* begin Data section *

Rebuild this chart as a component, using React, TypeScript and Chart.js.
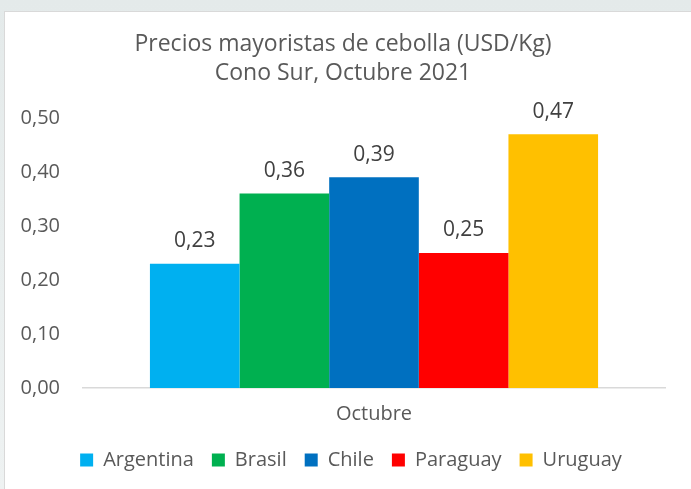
import React, { useEffect, useRef } from "react";
import { Chart, registerables } from "chart.js";

Chart.register(...registerables);

const categories = ["Octubre"];
const countries = ["Argentina", "Brasil", "Chile", "Paraguay", "Uruguay"];
const values = [0.23, 0.36, 0.39, 0.25, 0.47];
const colors = ["#00B0F0", "#00B050", "#0070C0", "#FF0000", "#FFC000"];
const titleLines = ["Precios mayoristas de cebolla (USD/Kg)", "Cono Sur, Octubre 2021"];

const FONT = "'Open Sans', 'Noto Sans', sans-serif";
const fmt = (v: number) => v.toFixed(2).replace(".", ",");

const labelPlugin = {
  id: "valueLabels",
  afterLayout(chart: any) {
    if (chart.legend) {
      chart.legend.left += 8;
      chart.legend.right += 8;
    }
  },
  afterDatasetsDraw(chart: any) {
    const ctx = chart.ctx;
    ctx.save();
    ctx.font = `21px ${FONT}`;
    ctx.fillStyle = "#404040";
    ctx.textAlign = "center";
    ctx.textBaseline = "bottom";
    chart.data.datasets.forEach((ds: any, i: number) => {
      const meta = chart.getDatasetMeta(i);
      meta.data.forEach((el: any, j: number) => {
        ctx.fillText(fmt(ds.data[j]), el.x, el.y - 12);
      });
    });
    ctx.restore();
  },
};

export default function App() {
  const ref = useRef<HTMLCanvasElement>(null);
  useEffect(() => {
    if (!ref.current) return;
    const chart = new Chart(ref.current, {
      type: "bar",
      data: {
        labels: categories,
        datasets: countries.map((c, i) => ({
          label: c,
          data: [values[i]],
          backgroundColor: colors[i],
          borderWidth: 0,
          categoryPercentage: 0.77,
          barPercentage: 1,
        })),
      },
      options: {
        animation: false,
        responsive: false,
        maintainAspectRatio: false,
        layout: { padding: { left: 16, right: 26, top: 14, bottom: 8 } },
        plugins: {
          title: {
            display: true,
            text: titleLines,
            color: "#595959",
            font: { family: FONT, size: 23, weight: "normal", lineHeight: 1.26 },
            padding: { top: 4, bottom: 30 },
          },
          legend: {
            position: "bottom",
            labels: {
              color: "#595959",
              font: { family: FONT, size: 20 },
              boxWidth: 13,
              boxHeight: 13,
              padding: 18,
            },
          },
          tooltip: { enabled: false },
        },
        scales: {
          x: {
            grid: { display: false },
            border: { display: true, color: "#D9D9D9", width: 1.5 },
            ticks: { color: "#595959", font: { family: FONT, size: 20 }, padding: 6 },
            afterFit: (s: any) => {
              s.paddingLeft = 0;
              s.paddingRight = 0;
            },
          },
          y: {
            min: 0,
            max: 0.5,
            grid: { display: false, drawTicks: false },
            border: { display: false },
            ticks: {
              stepSize: 0.1,
              color: "#595959",
              font: { family: FONT, size: 20 },
              padding: 23,
              callback: (v: any) => fmt(Number(v)),
            },
            afterFit: (s: any) => {
              s.width = 62;
            },
          },
        },
      },
      plugins: [labelPlugin],
    });
    return () => chart.destroy();
  }, []);

  return (
    <div
      style={{
        position: "fixed",
        left: 0,
        top: 0,
        width: 691,
        height: 489,
        background: "linear-gradient(180deg, #e4eaea 0%, #eef2f2 100%)",
        overflow: "hidden",
      }}
    >
      <div
        style={{
          position: "absolute",
          left: 4,
          top: 11,
          width: 690,
          height: 480,
          background: "#fff",
          border: "1px solid #d9d9d9",
          boxSizing: "border-box",
        }}
      >
        <canvas ref={ref} width={686} height={476} style={{ display: "block" }} />
      </div>
    </div>
  );
}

* end Data section *

### To be done
Reproduce every line of the material precisely, omitting its pictures.

### Complete answer
Rebuild this chart as a component, using React, TypeScript and Chart.js.
import React, { useEffect, useRef } from "react";
import { Chart, registerables } from "chart.js";

Chart.register(...registerables);

const categories = ["Octubre"];
const countries = ["Argentina", "Brasil", "Chile", "Paraguay", "Uruguay"];
const values = [0.23, 0.36, 0.39, 0.25, 0.47];
const colors = ["#00B0F0", "#00B050", "#0070C0", "#FF0000", "#FFC000"];
const titleLines = ["Precios mayoristas de cebolla (USD/Kg)", "Cono Sur, Octubre 2021"];

const FONT = "'Open Sans', 'Noto Sans', sans-serif";
const fmt = (v: number) => v.toFixed(2).replace(".", ",");

const labelPlugin = {
  id: "valueLabels",
  afterLayout(chart: any) {
    if (chart.legend) {
      chart.legend.left += 8;
      chart.legend.right += 8;
    }
  },
  afterDatasetsDraw(chart: any) {
    const ctx = chart.ctx;
    ctx.save();
    ctx.font = `21px ${FONT}`;
    ctx.fillStyle = "#404040";
    ctx.textAlign = "center";
    ctx.textBaseline = "bottom";
    chart.data.datasets.forEach((ds: any, i: number) => {
      const meta = chart.getDatasetMeta(i);
      meta.data.forEach((el: any, j: number) => {
        ctx.fillText(fmt(ds.data[j]), el.x, el.y - 12);
      });
    });
    ctx.restore();
  },
};

export default function App() {
  const ref = useRef<HTMLCanvasElement>(null);
  useEffect(() => {
    if (!ref.current) return;
    const chart = new Chart(ref.current, {
      type: "bar",
      data: {
        labels: categories,
        datasets: countries.map((c, i) => ({
          label: c,
          data: [values[i]],
          backgroundColor: colors[i],
          borderWidth: 0,
          categoryPercentage: 0.77,
          barPercentage: 1,
        })),
      },
      options: {
        animation: false,
        responsive: false,
        maintainAspectRatio: false,
        layout: { padding: { left: 16, right: 26, top: 14, bottom: 8 } },
        plugins: {
          title: {
            display: true,
            text: titleLines,
            color: "#595959",
            font: { family: FONT, size: 23, weight: "normal", lineHeight: 1.26 },
            padding: { top: 4, bottom: 30 },
          },
          legend: {
            position: "bottom",
            labels: {
              color: "#595959",
              font: { family: FONT, size: 20 },
              boxWidth: 13,
              boxHeight: 13,
              padding: 18,
            },
          },
          tooltip: { enabled: false },
        },
        scales: {
          x: {
            grid: { display: false },
            border: { display: true, color: "#D9D9D9", width: 1.5 },
            ticks: { color: "#595959", font: { family: FONT, size: 20 }, padding: 6 },
            afterFit: (s: any) => {
              s.paddingLeft = 0;
              s.paddingRight = 0;
            },
          },
          y: {
            min: 0,
            max: 0.5,
            grid: { display: false, drawTicks: false },
            border: { display: false },
            ticks: {
              stepSize: 0.1,
              color: "#595959",
              font: { family: FONT, size: 20 },
              padding: 23,
              callback: (v: any) => fmt(Number(v)),
            },
            afterFit: (s: any) => {
              s.width = 62;
            },
          },
        },
      },
      plugins: [labelPlugin],
    });
    return () => chart.destroy();
  }, []);

  return (
    <div
      style={{
        position: "fixed",
        left: 0,
        top: 0,
        width: 691,
        height: 489,
        background: "linear-gradient(180deg, #e4eaea 0%, #eef2f2 100%)",
        overflow: "hidden",
      }}
    >
      <div
        style={{
          position: "absolute",
          left: 4,
          top: 11,
          width: 690,
          height: 480,
          background: "#fff",
          border: "1px solid #d9d9d9",
          boxSizing: "border-box",
        }}
      >
        <canvas ref={ref} width={686} height={476} style={{ display: "block" }} />
      </div>
    </div>
  );
}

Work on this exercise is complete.